In electrical engineering, calculating the capacitance of a capacitor in a circuit is essential to understand the behavior of AC circuits. A capacitor's capacitance is a measure of its ability to store electrical charge. The relationship between capacitance, frequency, and capacitive reactance is given by the formula \( X_C = \frac{1}{2\pi f C} \), where \( X_C \) is the capacitive reactance, \( f \) is the frequency of the AC source, and \( C \) is the capacitance. This equation is paramount since it establishes how the reactance changes with frequency as well as capacitance.

To find the capacitance if a 120-V AC source with a frequency of 60 Hz produces a current of 0.20 A, first determine the capacitive reactance using \( X_C = \frac{V}{I} = \frac{120}{0.20} = 600 \Omega \). Then solve for capacitance \( C \) using \( C = \frac{1}{2\pi f X_C} \). Substituting the known values, \( C = \frac{1}{2\pi \times 60 \times 600} \approx 4.42 \, \mu\mathrm{F} \).

Understanding this process allows you to effectively determine the capacitance in various AC circuits and analyze how it influences the behavior of electrical systems.
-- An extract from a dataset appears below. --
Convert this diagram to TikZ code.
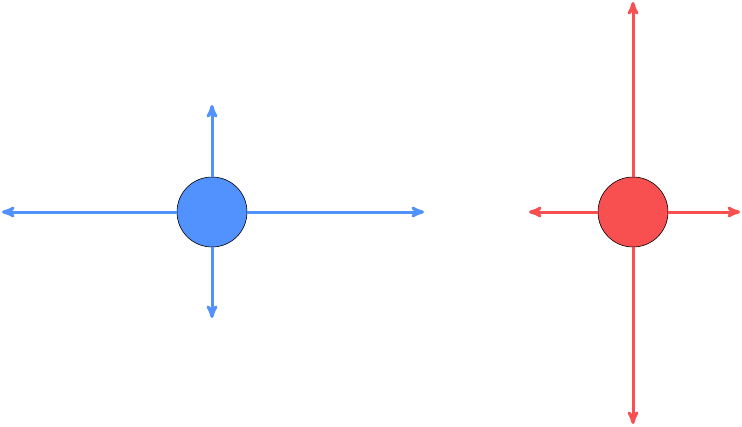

Alternating Current (AC) circuits operate by continuously changing the direction of the current flow, typically in a sinusoidal manner. This characteristic significantly affects components within the circuit, such as capacitors and inductors. The frequency of the AC source, often measured in Hertz (Hz), plays a crucial role in defining the circuit's overall behavior.

In AC circuits, capacitors are key elements due to their ability to influence the phase relationship between voltage and current. Capacitors introduce reactance into the circuit, known as capacitive reactance \( X_C \), which affects how the circuit responds to different frequencies. This reactance decreases with increasing frequency, which is why capacitors are often used in filter circuits.

The AC circuit in this exercise demonstrates how halving the frequency of the source impacts the capacitive reactance, and consequently, the current. When the frequency was reduced from 60 Hz to 30 Hz, the current also decreased. This occurs because the capacitive reactance \( X_C = \frac{1}{2\pi f C} \) increases as frequency decreases, thereby reducing the current \( I = \frac{V}{X_C} \) through the circuit.

In AC circuits, the relationship between voltage and current is interlinked through the concept of reactance. Reactance, similar to resistance in DC circuits, is the opposition a circuit presents to the current, but it's specifically due to capacitive or inductive elements rather than resistive ones. For capacitive circuits, this relationship is defined by \( I = \frac{V}{X_C} \), where \( I \) is the current, \( V \) is the voltage, and \( X_C \) is the capacitive reactance.

This equation indicates that for a fixed voltage, the current is inversely proportional to the capacitive reactance. As shown in the exercise, when the frequency is halved, increasing the reactance, the current decreases. So, at 60 Hz, with a reactance of 600 \( \Omega \), the current was 0.20 A. When the frequency was halved to 30 Hz, the capacitive reactance doubled to 1200 \( \Omega \), reducing the current to 0.10 A.

This clear relationship between voltage, current, and reactance is fundamental to predicting how an AC circuit will behave under different frequencies and is crucial for designing and analyzing circuits efficiently.